NUMARAYA +1 ŞİFRELEME
“Harp okulu hayatım boyunca H. abi ile ankesörlü telefonla, kontörlü telefonla veya tek kullanımlık sim kartlar aracılığı ile irtibat kurup buluşma ve biraraya gelme hususlarında konuşuyorduk. Telefon konuşmalarımızda kesinlikle isim veya abi sıfatları kullanılmıyor, birbirimize daha samimi 'kanka, kardeşim, bro' gibi sıfatları kullanarak arkadaş havası verecek şekilde hitap ediyorduk. Telefon konuşmalarımızda zaman zaman H. abi ile İngilizce görüşmeler yaptığımız da oluyordu. Buluşma noktası olan ışık evlerinde görüşmelerimizde cep telefonun bataryası ve sim kartını çıkartarak başka odada muhafaza ediyorduk ve birbirimizin telefon numaralarını başka isim altında, numaranın her rakamının 1 artırılması (örneğin 05321234567 numara yerine her basamağa +1 sayı ekleyerek 05432345678 olması gibi) şeklinde şifreli olarak kaydedilmesi konularına özen gösteriyorduk."
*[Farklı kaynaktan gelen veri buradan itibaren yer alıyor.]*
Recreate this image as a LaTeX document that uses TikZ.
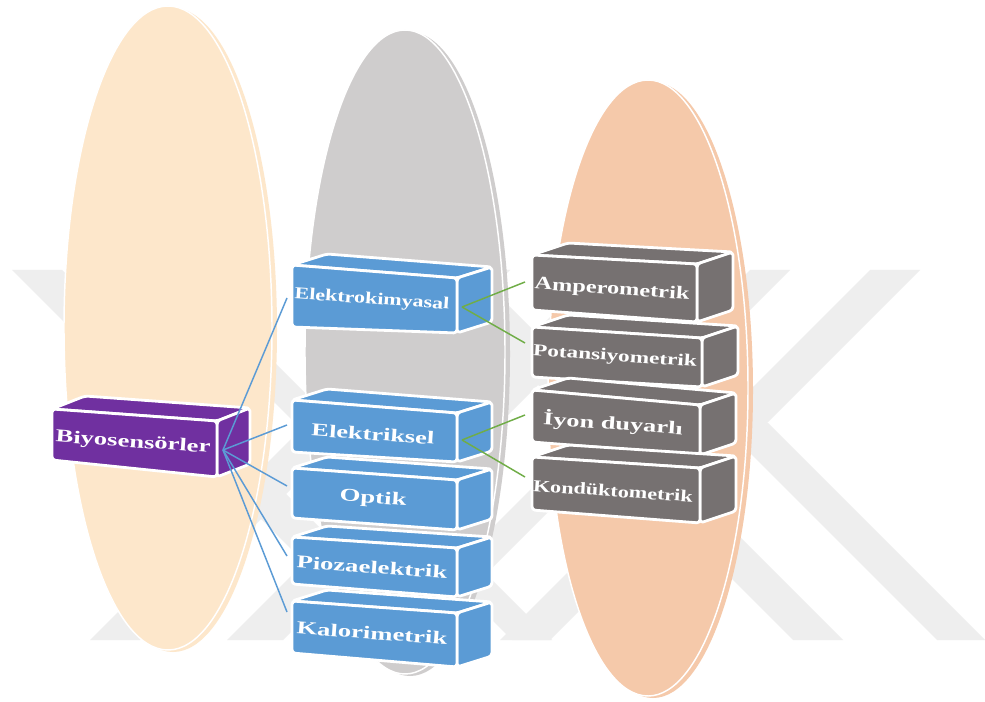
\documentclass[tikz,border=0pt]{standalone}
\usepackage{fontspec}
\setmainfont{Liberation Serif}
\usetikzlibrary{calc}
\definecolor{ellA}{HTML}{FDE7CB}
\definecolor{ellB}{HTML}{CFCDCD}
\definecolor{ellC}{HTML}{F5C9AA}
\definecolor{wmark}{HTML}{EEEEEE}
\definecolor{purp}{HTML}{7030A0}
\definecolor{blu}{HTML}{5B9BD5}
\definecolor{gry}{HTML}{767171}
\definecolor{grn}{HTML}{70AD47}
\newdimen\pxu \pxu=0.75pt
\tikzset{
  face/.style={draw=white, line width=2.1pt, rounded corners=2.5pt, line join=round},
  lbl/.style={text=white, inner sep=0pt, rotate=-4},
  bluelink/.style={draw=blu, line width=1.1pt},
  greenlink/.style={draw=grn, line width=1.1pt},
  band/.style={fill=wmark}
}
\newcommand\cuboid[7]{%
  \coordinate (#1-tl) at #2; \coordinate (#1-tr) at #3;
  \coordinate (#1-br) at #4; \coordinate (#1-bl) at #5;
  \coordinate (#1-tlb) at ($(#1-tl)+#6$);
  \coordinate (#1-trb) at ($(#1-tr)+#6$);
  \coordinate (#1-brb) at ($(#1-br)+#6$);
  \filldraw[face,fill=#7] (#1-tl) -- (#1-tlb) -- (#1-trb) -- (#1-tr) -- cycle;
  \filldraw[face,fill=#7] (#1-tr) -- (#1-trb) -- (#1-brb) -- (#1-br) -- cycle;
  \filldraw[face,fill=#7] (#1-tl) -- (#1-tr) -- (#1-br) -- (#1-bl) -- cycle;
}
\newcommand\boxtext[3]{\resizebox{#1\pxu}{\height}{\fontsize{#2}{#2}\selectfont\bfseries #3}}
\begin{document}
\begin{tikzpicture}[x=0.75pt,y=-0.75pt]
\useasboundingbox (0,0) rectangle (985,702);
\fill[white] (0,0) rectangle (985,702);
% watermark
\begin{scope}
\clip (0,0) rectangle (985,702);
\fill[band] (12,270) -- (62,270) -- (432,640) -- (382,640) -- cycle;
\fill[band] (870,270) -- (920,270) -- (550,640) -- (500,640) -- cycle;
\fill[band] (720,423) -- (768,423) -- (985,640) -- (937,640) -- cycle;
\fill[band] (460,270) -- (510,270) -- (140,640) -- (90,640) -- cycle;
\fill[band] (423,270) -- (473,270) -- (843,640) -- (793,640) -- cycle;
\fill[band] (750,270) -- (790,270) -- (420,640) -- (380,640) -- cycle;
\fill[band] (142,270) -- (182,270) -- (552,640) -- (512,640) -- cycle;
\fill[band] (597,270) -- (653,270) -- (283,640) -- (227,640) -- cycle;
\end{scope}
% ellipses
\fill[ellA] (173,330) ellipse [x radius=104, y radius=322];
\filldraw[fill=ellA, draw=white, line width=1.1pt] (168,328) ellipse [x radius=104, y radius=322];
\fill[ellB] (410,354) ellipse [x radius=100, y radius=322];
\filldraw[fill=ellB, draw=white, line width=1.1pt] (405,352) ellipse [x radius=100, y radius=322];
\fill[ellC] (653,390) ellipse [x radius=100, y radius=308];
\filldraw[fill=ellC, draw=white, line width=1.1pt] (648,388) ellipse [x radius=100, y radius=308];
% boxes
\cuboid{bio}{(52,409)}{(217,421)}{(217,477)}{(52,460)}{(33,-13)}{purp}
\cuboid{ek}{(292,265)}{(457,278)}{(457,333)}{(292,327)}{(35,-11)}{blu}
\cuboid{el}{(292,400)}{(457,413)}{(457,462)}{(292,452)}{(35,-11)}{blu}
\cuboid{op}{(292,468)}{(457,480)}{(457,530)}{(292,518)}{(35,-11)}{blu}
\cuboid{pi}{(292,537)}{(457,548)}{(457,597)}{(292,584)}{(35,-11)}{blu}
\cuboid{ka}{(292,601)}{(457,613)}{(457,667)}{(292,653)}{(35,-11)}{blu}
\cuboid{am}{(532,255)}{(697,264)}{(697,322)}{(532,310)}{(36,-12)}{gry}
\cuboid{po}{(532,327)}{(702,338)}{(702,387)}{(532,377)}{(36,-12)}{gry}
\cuboid{iy}{(532,390)}{(700,405)}{(700,455)}{(532,442)}{(36,-12)}{gry}
\cuboid{ko}{(532,457)}{(700,468)}{(700,523)}{(532,510)}{(36,-12)}{gry}
% labels
\node[lbl] (tbio) at (133,443) {\boxtext{155}{13.5}{Biyosensörler}};
\node[lbl] (tek) at (372,300) {\boxtext{155}{12.5}{Elektrokimyasal}};
\node[lbl] (tel) at (373,434) {\boxtext{123}{13.5}{Elektriksel}};
\node[lbl] (top) at (373,499) {\boxtext{67}{13.5}{Optik}};
\node[lbl] (tpi) at (372,567) {\boxtext{151}{13.5}{Piozaelektrik}};
\node[lbl] (tka) at (372,633) {\boxtext{151}{13.5}{Kalorimetrik}};
\node[lbl] (tam) at (612,290) {\boxtext{155}{13.5}{Amperometrik}};
\node[lbl] (tpo) at (615,357) {\boxtext{164}{12.5}{Potansiyometrik}};
\node[lbl] (tiy) at (613,424) {\boxtext{140}{13.5}{İyon duyarlı}};
\node[lbl] (tko) at (613,491) {\boxtext{160}{12.5}{Kondüktometrik}};
% connector anchors
\coordinate (bio-e) at (223,450);
\coordinate (ek-w) at (287,298);
\coordinate (el-w) at (287,425);
\coordinate (op-w) at (287,486);
\coordinate (pi-w) at (287,556);
\coordinate (ka-w) at (287,612);
\coordinate (ek-e) at (462,307);
\coordinate (el-e) at (462,440);
\coordinate (am-w) at (525,282);
\coordinate (po-w) at (525,343);
\coordinate (iy-w) at (525,415);
\coordinate (ko-w) at (525,477);
\draw[bluelink] (bio-e) -- (ek-w);
\draw[bluelink] (bio-e) -- (el-w);
\draw[bluelink] (bio-e) -- (op-w);
\draw[bluelink] (bio-e) -- (pi-w);
\draw[bluelink] (bio-e) -- (ka-w);
\draw[greenlink] (ek-e) -- (am-w);
\draw[greenlink] (ek-e) -- (po-w);
\draw[greenlink] (el-e) -- (iy-w);
\draw[greenlink] (el-e) -- (ko-w);
\end{tikzpicture}
\end{document}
FIRKATEYNE GİR, VİRÜSÜ YÜKLE
“H. abi, fırkateyn ve hücumbotlarda görev yapmamız gerektiğini tembihliyordu. Görev yaptığım gemilerde aynı zamanda personel subayı olduğum için erişim yetkimin olduğu personel, detaylı nüfus, adres, telefon, kurumsal ve kişisel e-posta bilgilerini içerir listeleri temin edip H. abiye veriyordum. 2005'in Nisan ayından itibaren benim cemaatin irtibat noktasındaki abim M. abi oldu. M. abi TSK içerisindeki cemaat mensubu olan ve aynı zamanda sorumlusu olduğu silahlı kuvvetler personeline 2 adet USB bellek verdi. Birinci flash belleğin bilgisayara takıldıktan 30 saniye içinde, içerisinde bulunan programın yüklenebildiği ve bilgisayar herhangi bir şekilde internete bağlandığında kullanıcının bilgisi haricinde başka bir sunucuya bilgisayarda bulunan word veexcel dosyalarının birer dosyasını kopyalamaya başladığını öğrendim. Ayrıca bilgisayara izinsiz olarak uzaktan erişim imkanı da sağladığı, programın çok küçük boyutlu olan ve Windows işletim sistemi içerisinde kendisini gizleyen o dönemde piyasada olan antivirüs programlarınca da tespit edilemeyen ve bu iş için özellikle bir trojen dosyası şeklinde olduğu da söylendi. İkinci flash bellek ise internete bağlanma imkanı olmayan bilgisayarlardan belge kopyalamak içindi.”